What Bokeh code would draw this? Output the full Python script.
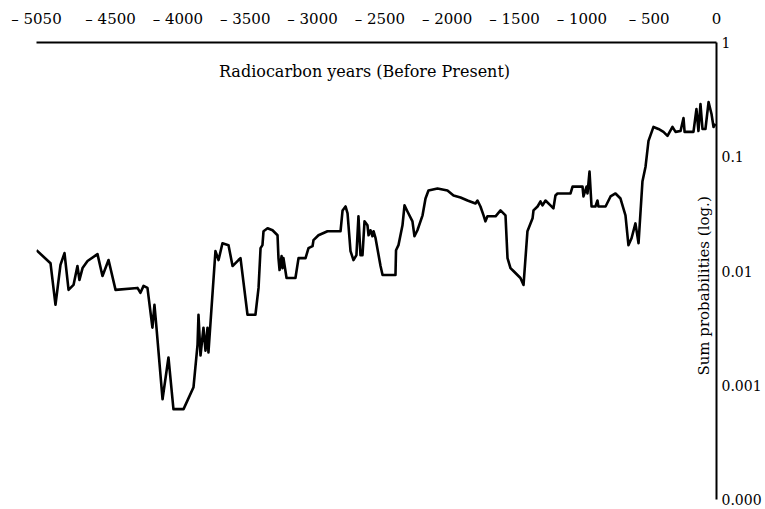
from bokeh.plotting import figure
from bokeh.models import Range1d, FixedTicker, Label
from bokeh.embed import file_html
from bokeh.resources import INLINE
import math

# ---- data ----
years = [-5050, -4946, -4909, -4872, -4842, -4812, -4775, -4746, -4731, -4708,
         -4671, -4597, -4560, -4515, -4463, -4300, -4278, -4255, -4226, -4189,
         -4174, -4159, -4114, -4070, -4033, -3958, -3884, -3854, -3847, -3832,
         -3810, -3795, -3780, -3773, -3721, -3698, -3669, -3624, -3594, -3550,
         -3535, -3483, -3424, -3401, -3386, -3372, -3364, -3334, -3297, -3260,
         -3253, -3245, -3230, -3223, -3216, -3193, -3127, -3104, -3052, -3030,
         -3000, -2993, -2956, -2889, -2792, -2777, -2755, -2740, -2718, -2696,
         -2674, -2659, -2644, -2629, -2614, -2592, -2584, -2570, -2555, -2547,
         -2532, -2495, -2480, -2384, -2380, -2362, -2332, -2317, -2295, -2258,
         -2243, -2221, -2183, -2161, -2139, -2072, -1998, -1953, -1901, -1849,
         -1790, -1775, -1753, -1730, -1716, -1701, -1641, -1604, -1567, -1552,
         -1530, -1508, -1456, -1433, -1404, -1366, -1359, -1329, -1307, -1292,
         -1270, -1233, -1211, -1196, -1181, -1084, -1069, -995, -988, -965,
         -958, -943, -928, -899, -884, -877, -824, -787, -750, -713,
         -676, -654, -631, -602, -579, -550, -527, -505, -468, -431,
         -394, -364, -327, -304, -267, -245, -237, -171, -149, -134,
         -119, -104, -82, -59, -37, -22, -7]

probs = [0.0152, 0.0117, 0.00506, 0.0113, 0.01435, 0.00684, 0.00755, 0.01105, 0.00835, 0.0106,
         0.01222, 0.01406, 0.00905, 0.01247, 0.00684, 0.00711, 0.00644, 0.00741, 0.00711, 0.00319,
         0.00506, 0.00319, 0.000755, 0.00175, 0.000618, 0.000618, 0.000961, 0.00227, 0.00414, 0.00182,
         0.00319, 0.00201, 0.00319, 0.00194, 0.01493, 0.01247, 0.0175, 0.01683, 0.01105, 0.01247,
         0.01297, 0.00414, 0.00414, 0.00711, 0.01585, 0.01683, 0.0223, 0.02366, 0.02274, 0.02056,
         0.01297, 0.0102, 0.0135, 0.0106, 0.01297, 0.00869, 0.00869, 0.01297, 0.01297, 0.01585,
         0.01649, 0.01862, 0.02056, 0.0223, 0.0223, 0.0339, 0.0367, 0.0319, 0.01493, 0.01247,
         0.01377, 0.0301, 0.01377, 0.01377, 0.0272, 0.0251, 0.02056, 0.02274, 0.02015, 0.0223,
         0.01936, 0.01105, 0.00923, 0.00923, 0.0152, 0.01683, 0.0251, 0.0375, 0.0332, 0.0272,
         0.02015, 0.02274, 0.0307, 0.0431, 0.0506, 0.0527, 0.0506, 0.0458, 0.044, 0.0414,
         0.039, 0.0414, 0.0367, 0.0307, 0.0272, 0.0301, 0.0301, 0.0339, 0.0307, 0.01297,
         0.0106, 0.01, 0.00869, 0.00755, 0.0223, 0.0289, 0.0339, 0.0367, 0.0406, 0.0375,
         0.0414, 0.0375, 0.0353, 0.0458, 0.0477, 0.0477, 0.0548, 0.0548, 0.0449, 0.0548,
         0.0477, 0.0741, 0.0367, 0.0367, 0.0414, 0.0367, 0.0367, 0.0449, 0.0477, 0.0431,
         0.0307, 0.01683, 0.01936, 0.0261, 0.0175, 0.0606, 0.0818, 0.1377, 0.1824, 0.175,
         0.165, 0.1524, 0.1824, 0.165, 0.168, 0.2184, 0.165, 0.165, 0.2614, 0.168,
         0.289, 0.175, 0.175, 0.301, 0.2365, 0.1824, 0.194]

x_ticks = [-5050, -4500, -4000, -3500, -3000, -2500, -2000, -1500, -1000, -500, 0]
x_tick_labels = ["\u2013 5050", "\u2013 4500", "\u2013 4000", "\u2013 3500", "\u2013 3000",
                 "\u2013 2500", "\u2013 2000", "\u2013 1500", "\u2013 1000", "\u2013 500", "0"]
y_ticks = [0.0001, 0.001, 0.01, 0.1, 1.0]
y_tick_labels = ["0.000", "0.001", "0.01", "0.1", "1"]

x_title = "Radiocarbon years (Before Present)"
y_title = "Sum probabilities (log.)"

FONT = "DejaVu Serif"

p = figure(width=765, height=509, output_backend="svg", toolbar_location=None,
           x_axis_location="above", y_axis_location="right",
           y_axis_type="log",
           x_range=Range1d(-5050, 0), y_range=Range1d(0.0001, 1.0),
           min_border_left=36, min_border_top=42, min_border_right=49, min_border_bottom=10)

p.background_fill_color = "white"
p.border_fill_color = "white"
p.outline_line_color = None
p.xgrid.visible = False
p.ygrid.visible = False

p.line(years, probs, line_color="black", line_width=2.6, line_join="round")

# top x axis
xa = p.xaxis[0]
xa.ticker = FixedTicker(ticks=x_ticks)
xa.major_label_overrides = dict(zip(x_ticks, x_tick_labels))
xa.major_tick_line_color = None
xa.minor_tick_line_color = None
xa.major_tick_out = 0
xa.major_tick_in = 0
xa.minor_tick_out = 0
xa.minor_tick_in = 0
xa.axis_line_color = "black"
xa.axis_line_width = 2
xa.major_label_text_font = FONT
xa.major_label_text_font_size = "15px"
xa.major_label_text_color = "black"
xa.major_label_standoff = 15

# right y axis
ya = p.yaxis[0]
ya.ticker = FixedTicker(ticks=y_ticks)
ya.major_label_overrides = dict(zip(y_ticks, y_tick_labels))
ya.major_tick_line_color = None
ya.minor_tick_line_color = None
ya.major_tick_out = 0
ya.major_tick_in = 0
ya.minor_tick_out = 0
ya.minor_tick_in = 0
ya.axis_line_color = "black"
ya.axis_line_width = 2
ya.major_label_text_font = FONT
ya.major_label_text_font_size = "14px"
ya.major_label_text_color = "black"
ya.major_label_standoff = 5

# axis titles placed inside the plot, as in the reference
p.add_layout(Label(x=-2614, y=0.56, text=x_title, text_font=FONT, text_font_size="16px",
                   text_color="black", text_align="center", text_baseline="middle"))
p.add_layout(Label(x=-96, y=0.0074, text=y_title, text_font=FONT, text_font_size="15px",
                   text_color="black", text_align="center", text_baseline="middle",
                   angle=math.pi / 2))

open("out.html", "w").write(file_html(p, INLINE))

GIVEN REQUEST:
Omitting all pictures, restate exactly the lines of the material from its start through the line that contains "import math".

RESULT FOR THIS TASK:
What Bokeh code would draw this? Output the full Python script.
from bokeh.plotting import figure
from bokeh.models import Range1d, FixedTicker, Label
from bokeh.embed import file_html
from bokeh.resources import INLINE
import math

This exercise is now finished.